How much overseas buyers pay in stamp duty now?

Until 31 March 2021, Stamp Duty Land Tax (SDLT) for non-UK residents is paid at the same rates on purchases of UK residential property as is paid by UK resident buyers. There are however higher rates for corporate buyers, as opposed to individuals.

Does that differ depending on the value of the property and whether they are a first-time buyer?

Rates are dependent on value of the flat or house being purchased. In general, the current rates are as follows:

Up to £500,000:          zero

£500,001 – £925,000:  5%

£925,001 – £1.5m:       10%

Portion over £1.5m:    12%

The zero rate up to £500,000 (called the stamp duty holiday) is a temporary concession until 31 March 2021 (which may be extended; we will have to wait and see)

After the stamp duty holiday was announced, both first-time buyers and people who have already owned a property no longer had to pay SDLT on a main property up to the value of £500,000 where the sale is completed by 31 March 2021. If the property you’re buying costs more than £500,000, you will pay SDLT – even as a first-time buyer – based on the revised bands.

Also, how much is stamp duty likely to go up next April?

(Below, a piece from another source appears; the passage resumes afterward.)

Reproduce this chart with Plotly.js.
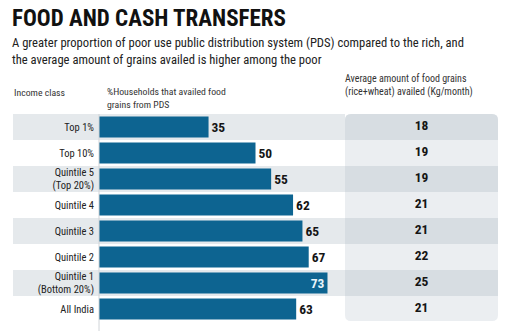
<!DOCTYPE html>
<html>
<head>
<meta charset="utf-8">
<script src="https://cdn.plot.ly/plotly-3.0.1.min.js"></script>
<style>html,body{margin:0;padding:0;background:#fff;}#chart{width:514px;height:332px;}</style>
</head>
<body>
<div id="chart"></div>
<script>
// ---- data ----
const categories = ['Top 1%', 'Top 10%', 'Quintile 5<br>(Top 20%)', 'Quintile 4', 'Quintile 3', 'Quintile 2', 'Quintile 1<br>(Bottom 20%)', 'All India'];
const pdsShare = [35, 50, 55, 62, 65, 67, 73, 63];          // % households that availed food grains from PDS
const grainsKg = [18, 19, 19, 21, 21, 22, 25, 21];          // avg food grains availed (kg/month)
const titleText = 'FOOD AND CASH TRANSFERS';
const subtitleLines = ['A greater proportion of poor use public distribution system (PDS) compared to the rich, and', 'the average amount of grains availed is higher among the poor'];
const headerIncome = 'Income class';
const headerPds = ['%Households that availed food', 'grains from PDS'];
const headerGrains = ['Average amount of food grains', '(rice+wheat) availed (Kg/month)'];

// ---- layout helpers (pixel -> paper) ----
const W = 514, H = 332;
const px = x => x / W;
const py = y => 1 - y / H;
const FONT = 'Roboto Condensed, DejaVu Sans Condensed, sans-serif';
const rowTop = 114, rowBot = 322, nRows = categories.length, pitch = (rowBot - rowTop) / nRows;
const panelL = 345, panelR = 498, rad = 6;
const barColor = '#0d6491';

const maxV = Math.max(...pdsShare);
const barTrace = {
  type: 'bar', orientation: 'h',
  x: pdsShare, y: categories,
  xaxis: 'x', yaxis: 'y',
  width: 0.8,
  marker: {color: barColor, line: {width: 0}},
  text: pdsShare.map(String),
  textposition: pdsShare.map(v => v === maxV ? 'inside' : 'outside'),
  insidetextanchor: 'end',
  textangle: 0,
  constraintext: 'none',
  cliponaxis: false,
  insidetextfont: {family: FONT, size: 13.5, color: '#e8f4fa', weight: 700},
  outsidetextfont: {family: FONT, size: 13.5, color: '#151515', weight: 700},
  hoverinfo: 'none'
};
const grainTrace = {
  type: 'scatter', mode: 'text',
  x: grainsKg.map(() => 0), y: categories,
  xaxis: 'x2', yaxis: 'y',
  text: grainsKg.map(String),
  textposition: 'middle center',
  textfont: {family: FONT, size: 13.5, color: '#151515', weight: 700},
  cliponaxis: false,
  hoverinfo: 'none'
};

// ---- shapes ----
const shapes = [];
for (let i = 0; i < nRows; i += 2) {
  shapes.push({type: 'rect', layer: 'below', xref: 'paper', yref: 'y', x0: px(13), x1: px(panelL), y0: i - 0.5, y1: i + 0.5, fillcolor: '#e5e9ec', line: {width: 0}});
}
function roundRect(l, t, r, b, rt, rb) {
  const rxT = rt / W, ryT = rt / H, rxB = rb / W, ryB = rb / H;
  const L = px(l), R = px(r), T = py(t), B = py(b);
  return `M ${L + rxT},${T} L ${R - rxT},${T} Q ${R},${T} ${R},${T - ryT} L ${R},${B + ryB} Q ${R},${B} ${R - rxB},${B} L ${L + rxB},${B} Q ${L},${B} ${L},${B + ryB} L ${L},${T - ryT} Q ${L},${T} ${L + rxT},${T} Z`;
}
shapes.push({type: 'path', layer: 'below', xref: 'paper', yref: 'paper', path: roundRect(panelL, rowTop, panelR, rowBot - 1, rad, rad), fillcolor: '#ebeef1', line: {width: 0}});
for (let i = 0; i < nRows; i += 2) {
  if (i === 0) {
    shapes.push({type: 'path', layer: 'below', xref: 'paper', yref: 'paper', path: roundRect(panelL, rowTop, panelR, rowTop + pitch, rad, 0.001), fillcolor: '#d7dde2', line: {width: 0}});
  } else {
    shapes.push({type: 'rect', layer: 'below', xref: 'paper', yref: 'y', x0: px(panelL), x1: px(panelR), y0: i - 0.5, y1: i + 0.5, fillcolor: '#d7dde2', line: {width: 0}});
  }
}
shapes.push({type: 'line', layer: 'above', xref: 'paper', yref: 'paper', x0: px(99), x1: px(99), y0: py(rowTop), y1: py(331), line: {color: '#d0d4d8', width: 1}});

// ---- annotations ----
const ann = (x, y, text, size, color, extra) => Object.assign({xref: 'paper', yref: 'paper', x: px(x), y: py(y), xanchor: 'left', yanchor: 'middle', text, showarrow: false, font: {family: FONT, size, color}}, extra || {});
const annotations = [
  ann(10, 18, '<b>' + titleText + '</b>', 23, '#111'),
  ann(10, 42, subtitleLines[0], 12.6, '#222'),
  ann(10, 59, subtitleLines[1], 12.6, '#222'),
  ann(12, 93, headerIncome, 9.75, '#333'),
  ann(105, 91, headerPds[0], 9.75, '#333'),
  ann(105, 104, headerPds[1], 9.75, '#333'),
  ann(343, 79, headerGrains[0], 10, '#333'),
  ann(343, 92, headerGrains[1], 10, '#333')
];

const layout = {
  width: W, height: H,
  margin: {l: 0, r: 0, t: 0, b: 0},
  paper_bgcolor: '#ffffff', plot_bgcolor: 'rgba(0,0,0,0)',
  showlegend: false,
  font: {family: FONT},
  xaxis: {domain: [px(99), px(panelL)], range: [0, (panelL - 99) / 3.13], visible: false, fixedrange: true},
  xaxis2: {domain: [px(panelL), px(panelR)], range: [-1, 1], visible: false, anchor: 'y', fixedrange: true},
  yaxis: {
    domain: [py(rowBot), py(rowTop)],
    type: 'category', categoryorder: 'array', categoryarray: categories,
    range: [nRows - 0.5, -0.5],
    showgrid: false, zeroline: false, showline: false, ticks: '',
    ticklabelstandoff: 4,
    tickfont: {family: FONT, size: 10.5, color: '#222'},
    fixedrange: true
  },
  shapes, annotations
};

Plotly.newPlot('chart', [barTrace, grainTrace], layout, {displayModeBar: false, staticPlot: true});
</script>
</body>
</html>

From 1 April 2021 when the stamp duty holiday is due to end, the rates will be as follows:

Up to £125,000:          zero

The next £125,000:     2%

The next £675,000:     5%

The next £575,000:     10%

Portion over £1.5m:    12%

However, from 1 April 2021, first time buyers will pay no SDLT up to £300,000 and 5% on the portion between £300,001 and £500,000. If they buy for over £500,000 then they pay the same amount as everyone else.

How likely is it that stamp duty will rise for overseas buyers next April?

The stated purpose of the increase in 2021 is to deter foreign buyers from driving up UK property prices and to provide revenue to combat rough sleeping. However, there are major flaws in this logic. SDLT used to be a relatively easy tax to understand. It is now however  extremely complex and requires expert advice. Fortunately for us at Cripps, we have one of the UK’s leading consultants in this area who is able to guide the unwary through the stamp duty maze.

Will this increase next year have any effect on the demand for prime properties in Central London?

In the second half of 2019, non-resident buyers accounted for 55% of the purchases in Prime Central London.

The 2% surcharge due to come into force in April 2021 will bring forward a number of PCL purchases into 2020, early 2021. The surcharge will inevitably have an effect but there are bigger factors now at play – how the UK looks to investors post Brexit and how long it takes to come through the Covid-19 pandemic.